[Aim of the task]: Starting at the top of the entries below, write out each line up to and including the one containing "(t3) at (545,1091)". Leave the pictures out.

Entries with chart source code:
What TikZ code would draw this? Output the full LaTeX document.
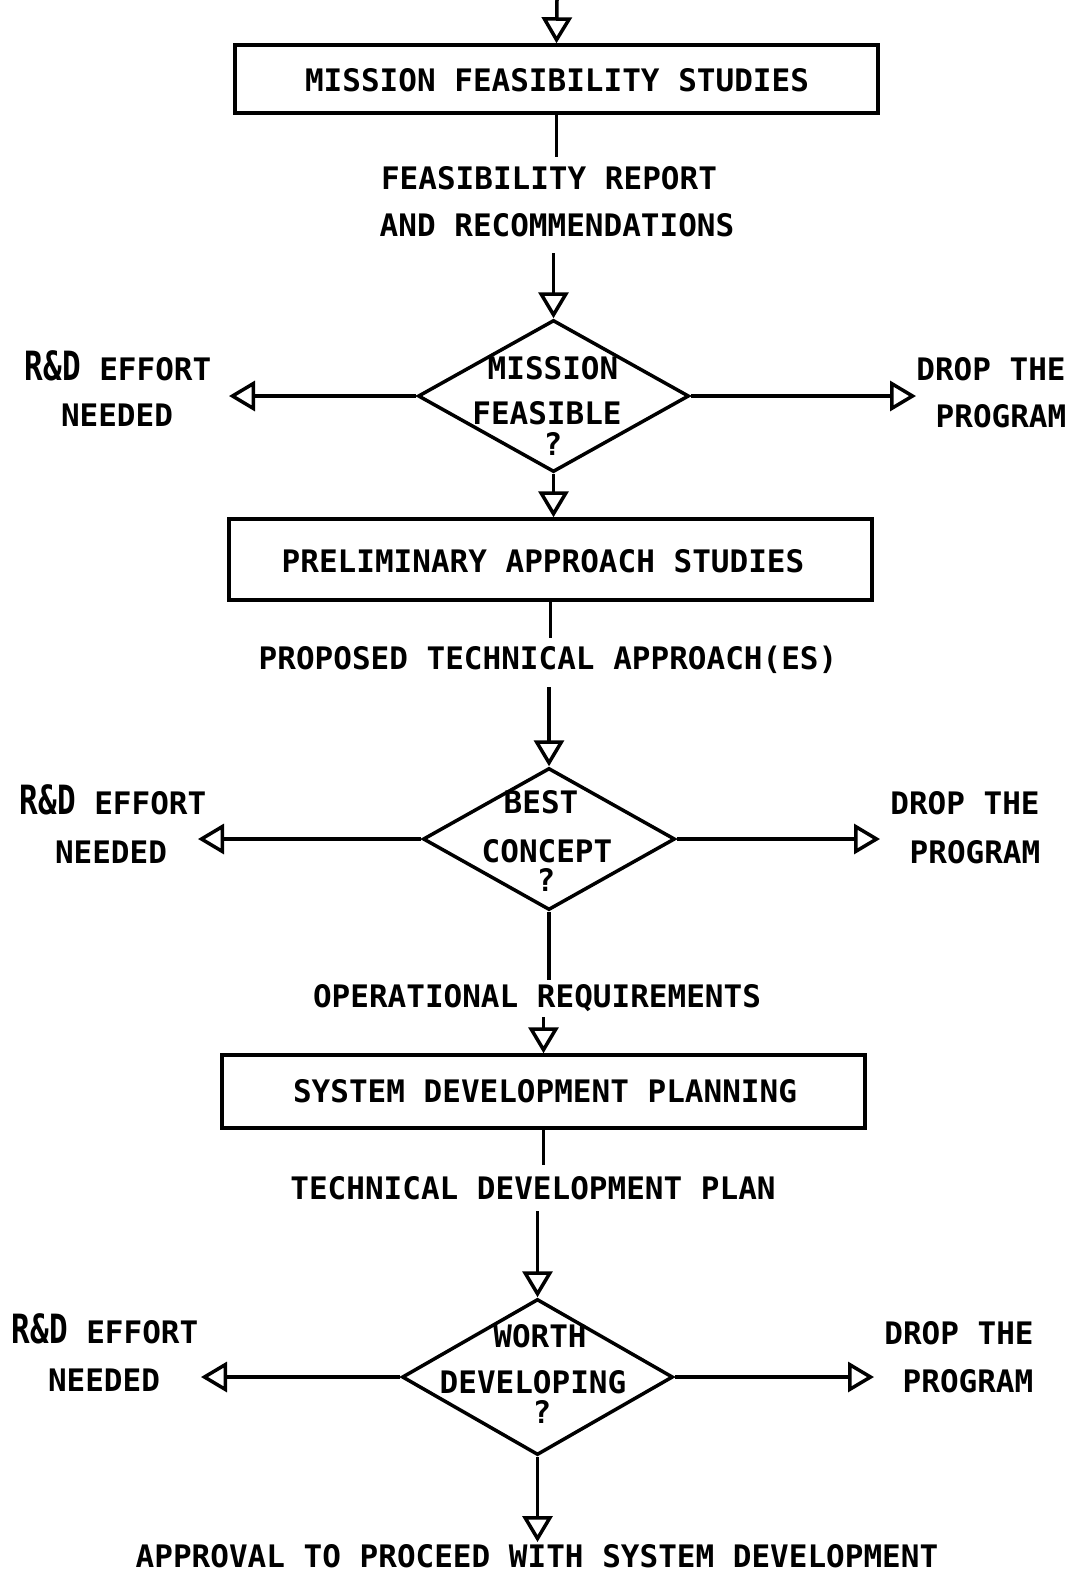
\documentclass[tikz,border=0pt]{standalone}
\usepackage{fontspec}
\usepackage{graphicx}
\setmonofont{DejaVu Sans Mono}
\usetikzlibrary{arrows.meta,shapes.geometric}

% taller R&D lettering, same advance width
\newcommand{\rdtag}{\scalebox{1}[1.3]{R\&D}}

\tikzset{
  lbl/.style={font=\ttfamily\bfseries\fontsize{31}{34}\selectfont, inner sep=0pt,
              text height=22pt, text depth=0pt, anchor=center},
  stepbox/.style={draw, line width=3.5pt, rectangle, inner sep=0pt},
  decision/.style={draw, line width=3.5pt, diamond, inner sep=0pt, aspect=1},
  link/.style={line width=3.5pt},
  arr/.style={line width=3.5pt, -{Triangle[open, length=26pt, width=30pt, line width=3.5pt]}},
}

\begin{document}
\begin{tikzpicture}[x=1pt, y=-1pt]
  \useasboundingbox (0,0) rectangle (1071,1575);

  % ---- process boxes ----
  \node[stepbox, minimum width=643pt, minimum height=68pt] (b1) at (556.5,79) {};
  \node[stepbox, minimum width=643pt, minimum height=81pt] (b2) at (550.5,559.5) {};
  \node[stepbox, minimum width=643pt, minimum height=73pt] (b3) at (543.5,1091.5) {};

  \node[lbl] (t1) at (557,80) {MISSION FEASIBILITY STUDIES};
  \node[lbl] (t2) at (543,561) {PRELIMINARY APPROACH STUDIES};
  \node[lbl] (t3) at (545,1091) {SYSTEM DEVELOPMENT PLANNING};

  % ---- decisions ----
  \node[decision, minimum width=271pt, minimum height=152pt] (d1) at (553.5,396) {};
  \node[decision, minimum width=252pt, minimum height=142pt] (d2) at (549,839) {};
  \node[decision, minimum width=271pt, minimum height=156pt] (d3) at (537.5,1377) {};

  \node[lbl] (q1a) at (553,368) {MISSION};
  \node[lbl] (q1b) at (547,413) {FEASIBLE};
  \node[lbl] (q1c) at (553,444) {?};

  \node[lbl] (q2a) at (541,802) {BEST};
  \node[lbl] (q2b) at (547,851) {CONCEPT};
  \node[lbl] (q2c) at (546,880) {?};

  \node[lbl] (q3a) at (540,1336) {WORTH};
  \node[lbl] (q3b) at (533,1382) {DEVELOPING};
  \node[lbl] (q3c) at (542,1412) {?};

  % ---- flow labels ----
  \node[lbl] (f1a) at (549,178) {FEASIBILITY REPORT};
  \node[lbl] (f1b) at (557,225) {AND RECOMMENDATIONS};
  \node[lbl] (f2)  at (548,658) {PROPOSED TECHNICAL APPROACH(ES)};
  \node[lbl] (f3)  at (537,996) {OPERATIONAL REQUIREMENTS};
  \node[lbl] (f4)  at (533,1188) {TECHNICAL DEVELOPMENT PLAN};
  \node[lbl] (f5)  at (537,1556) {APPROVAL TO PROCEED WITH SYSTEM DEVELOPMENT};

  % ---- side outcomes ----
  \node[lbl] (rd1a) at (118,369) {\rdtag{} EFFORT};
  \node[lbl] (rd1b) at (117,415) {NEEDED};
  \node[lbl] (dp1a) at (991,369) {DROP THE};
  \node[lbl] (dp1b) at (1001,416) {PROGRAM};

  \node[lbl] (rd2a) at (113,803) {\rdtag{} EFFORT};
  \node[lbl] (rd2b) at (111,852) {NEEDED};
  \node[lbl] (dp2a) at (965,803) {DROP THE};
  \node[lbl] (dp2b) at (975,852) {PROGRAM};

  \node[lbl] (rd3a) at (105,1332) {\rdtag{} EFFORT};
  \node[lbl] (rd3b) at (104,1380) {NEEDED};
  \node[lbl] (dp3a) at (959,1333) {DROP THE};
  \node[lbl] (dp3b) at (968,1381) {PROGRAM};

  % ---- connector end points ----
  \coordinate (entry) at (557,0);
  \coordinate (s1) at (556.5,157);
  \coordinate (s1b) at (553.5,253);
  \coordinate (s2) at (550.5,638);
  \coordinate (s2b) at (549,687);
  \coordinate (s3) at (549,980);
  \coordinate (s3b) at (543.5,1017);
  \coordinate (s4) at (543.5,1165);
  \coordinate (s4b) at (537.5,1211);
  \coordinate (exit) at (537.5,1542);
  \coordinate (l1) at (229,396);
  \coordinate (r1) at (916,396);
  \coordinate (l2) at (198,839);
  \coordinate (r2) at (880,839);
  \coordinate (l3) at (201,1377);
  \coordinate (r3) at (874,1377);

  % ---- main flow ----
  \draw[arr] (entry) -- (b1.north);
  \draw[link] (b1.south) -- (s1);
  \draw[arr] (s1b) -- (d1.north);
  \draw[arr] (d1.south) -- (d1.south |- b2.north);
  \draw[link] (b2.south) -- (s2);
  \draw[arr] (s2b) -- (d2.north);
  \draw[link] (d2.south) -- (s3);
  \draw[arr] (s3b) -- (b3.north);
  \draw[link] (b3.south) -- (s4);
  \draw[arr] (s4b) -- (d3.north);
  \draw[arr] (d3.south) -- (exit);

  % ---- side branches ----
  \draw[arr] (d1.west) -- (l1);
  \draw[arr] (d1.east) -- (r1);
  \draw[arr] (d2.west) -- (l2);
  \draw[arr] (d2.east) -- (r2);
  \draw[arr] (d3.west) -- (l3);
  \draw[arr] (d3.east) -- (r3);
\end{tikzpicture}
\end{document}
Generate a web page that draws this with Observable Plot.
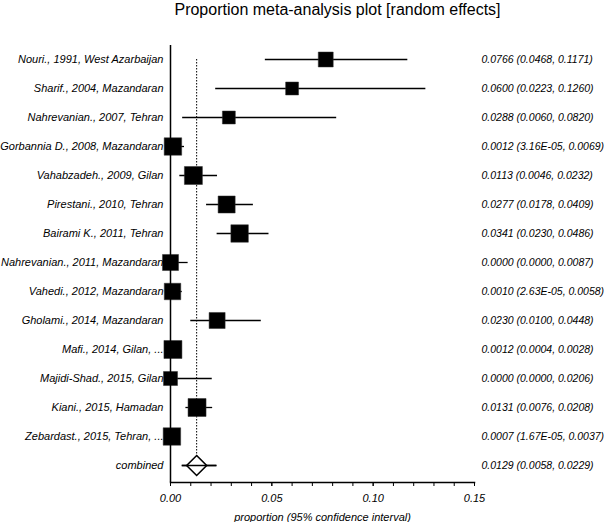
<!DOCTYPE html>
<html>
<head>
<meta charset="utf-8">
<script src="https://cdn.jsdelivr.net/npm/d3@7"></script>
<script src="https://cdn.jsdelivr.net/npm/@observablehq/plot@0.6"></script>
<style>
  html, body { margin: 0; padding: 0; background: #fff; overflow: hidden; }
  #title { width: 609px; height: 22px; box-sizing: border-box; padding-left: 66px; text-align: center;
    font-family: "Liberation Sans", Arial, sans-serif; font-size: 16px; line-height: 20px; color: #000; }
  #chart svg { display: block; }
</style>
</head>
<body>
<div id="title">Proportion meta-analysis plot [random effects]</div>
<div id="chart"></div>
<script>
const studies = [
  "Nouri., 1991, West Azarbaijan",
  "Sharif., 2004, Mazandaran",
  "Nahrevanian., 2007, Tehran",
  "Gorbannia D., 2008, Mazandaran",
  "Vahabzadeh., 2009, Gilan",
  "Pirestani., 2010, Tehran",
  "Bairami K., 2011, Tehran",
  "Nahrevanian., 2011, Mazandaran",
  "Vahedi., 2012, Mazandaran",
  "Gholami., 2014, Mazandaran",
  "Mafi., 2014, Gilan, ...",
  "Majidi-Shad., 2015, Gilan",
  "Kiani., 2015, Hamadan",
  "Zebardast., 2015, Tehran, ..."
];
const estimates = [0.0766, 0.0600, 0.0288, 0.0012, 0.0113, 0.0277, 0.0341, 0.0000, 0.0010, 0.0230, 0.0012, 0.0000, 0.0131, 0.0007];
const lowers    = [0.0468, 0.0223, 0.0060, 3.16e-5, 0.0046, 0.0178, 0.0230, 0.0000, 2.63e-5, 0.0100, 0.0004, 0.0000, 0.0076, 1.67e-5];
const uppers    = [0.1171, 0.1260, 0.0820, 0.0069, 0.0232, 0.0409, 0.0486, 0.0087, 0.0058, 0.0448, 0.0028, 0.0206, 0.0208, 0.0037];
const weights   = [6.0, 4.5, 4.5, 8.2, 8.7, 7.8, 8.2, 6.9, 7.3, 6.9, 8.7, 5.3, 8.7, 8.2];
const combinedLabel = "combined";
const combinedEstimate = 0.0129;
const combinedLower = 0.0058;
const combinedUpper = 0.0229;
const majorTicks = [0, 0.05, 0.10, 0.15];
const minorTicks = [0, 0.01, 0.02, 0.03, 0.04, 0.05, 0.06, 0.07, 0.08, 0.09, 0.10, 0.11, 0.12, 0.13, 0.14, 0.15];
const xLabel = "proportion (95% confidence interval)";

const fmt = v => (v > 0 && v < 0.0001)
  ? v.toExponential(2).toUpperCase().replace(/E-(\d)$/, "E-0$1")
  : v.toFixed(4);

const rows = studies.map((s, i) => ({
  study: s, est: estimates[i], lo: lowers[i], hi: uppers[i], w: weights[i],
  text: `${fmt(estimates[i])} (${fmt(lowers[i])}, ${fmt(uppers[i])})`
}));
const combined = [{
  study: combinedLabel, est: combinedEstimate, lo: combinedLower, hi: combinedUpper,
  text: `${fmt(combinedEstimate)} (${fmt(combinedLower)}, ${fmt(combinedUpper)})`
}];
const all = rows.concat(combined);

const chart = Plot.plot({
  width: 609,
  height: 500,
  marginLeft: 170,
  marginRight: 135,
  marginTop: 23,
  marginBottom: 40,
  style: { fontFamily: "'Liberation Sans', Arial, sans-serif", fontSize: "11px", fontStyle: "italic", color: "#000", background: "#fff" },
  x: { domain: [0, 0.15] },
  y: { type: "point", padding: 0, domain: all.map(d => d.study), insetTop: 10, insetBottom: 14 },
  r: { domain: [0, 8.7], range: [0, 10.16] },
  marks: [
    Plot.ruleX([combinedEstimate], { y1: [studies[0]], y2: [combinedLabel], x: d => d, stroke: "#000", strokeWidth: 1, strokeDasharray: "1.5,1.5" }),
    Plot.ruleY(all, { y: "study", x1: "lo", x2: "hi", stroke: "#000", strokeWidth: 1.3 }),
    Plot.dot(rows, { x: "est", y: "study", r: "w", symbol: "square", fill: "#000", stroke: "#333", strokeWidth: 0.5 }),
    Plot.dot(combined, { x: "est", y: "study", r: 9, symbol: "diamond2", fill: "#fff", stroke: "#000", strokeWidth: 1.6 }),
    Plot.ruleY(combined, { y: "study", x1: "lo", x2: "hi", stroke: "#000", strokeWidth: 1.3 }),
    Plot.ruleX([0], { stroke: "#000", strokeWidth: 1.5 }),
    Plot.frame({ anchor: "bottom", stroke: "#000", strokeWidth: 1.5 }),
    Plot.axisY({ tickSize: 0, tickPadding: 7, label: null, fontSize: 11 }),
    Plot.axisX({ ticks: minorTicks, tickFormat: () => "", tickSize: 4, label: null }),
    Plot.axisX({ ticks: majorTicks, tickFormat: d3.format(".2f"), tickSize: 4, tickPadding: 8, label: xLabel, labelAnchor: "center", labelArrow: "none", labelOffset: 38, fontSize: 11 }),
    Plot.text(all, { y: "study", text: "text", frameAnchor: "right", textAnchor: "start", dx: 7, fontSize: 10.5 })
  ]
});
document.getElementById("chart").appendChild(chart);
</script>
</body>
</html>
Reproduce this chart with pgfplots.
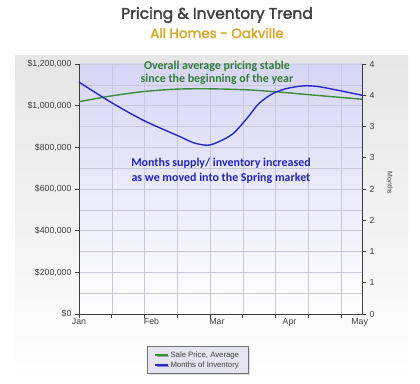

[Output of the exercise]:
What TikZ code would draw this? Output the full LaTeX document.
\documentclass[tikz,border=0pt]{standalone}
\usepackage{fontspec}
\usepackage{graphicx}
\setmonofont{DejaVu Sans Mono}
\usetikzlibrary{arrows.meta,shapes.geometric}

% taller R&D lettering, same advance width
\newcommand{\rdtag}{\scalebox{1}[1.3]{R\&D}}

\tikzset{
  lbl/.style={font=\ttfamily\bfseries\fontsize{31}{34}\selectfont, inner sep=0pt,
              text height=22pt, text depth=0pt, anchor=center},
  stepbox/.style={draw, line width=3.5pt, rectangle, inner sep=0pt},
  decision/.style={draw, line width=3.5pt, diamond, inner sep=0pt, aspect=1},
  link/.style={line width=3.5pt},
  arr/.style={line width=3.5pt, -{Triangle[open, length=26pt, width=30pt, line width=3.5pt]}},
}

\begin{document}
\begin{tikzpicture}[x=1pt, y=-1pt]
  \useasboundingbox (0,0) rectangle (1071,1575);

  % ---- process boxes ----
  \node[stepbox, minimum width=643pt, minimum height=68pt] (b1) at (556.5,79) {};
  \node[stepbox, minimum width=643pt, minimum height=81pt] (b2) at (550.5,559.5) {};
  \node[stepbox, minimum width=643pt, minimum height=73pt] (b3) at (543.5,1091.5) {};

  \node[lbl] (t1) at (557,80) {MISSION FEASIBILITY STUDIES};
  \node[lbl] (t2) at (543,561) {PRELIMINARY APPROACH STUDIES};
  \node[lbl] (t3) at (545,1091) {SYSTEM DEVELOPMENT PLANNING};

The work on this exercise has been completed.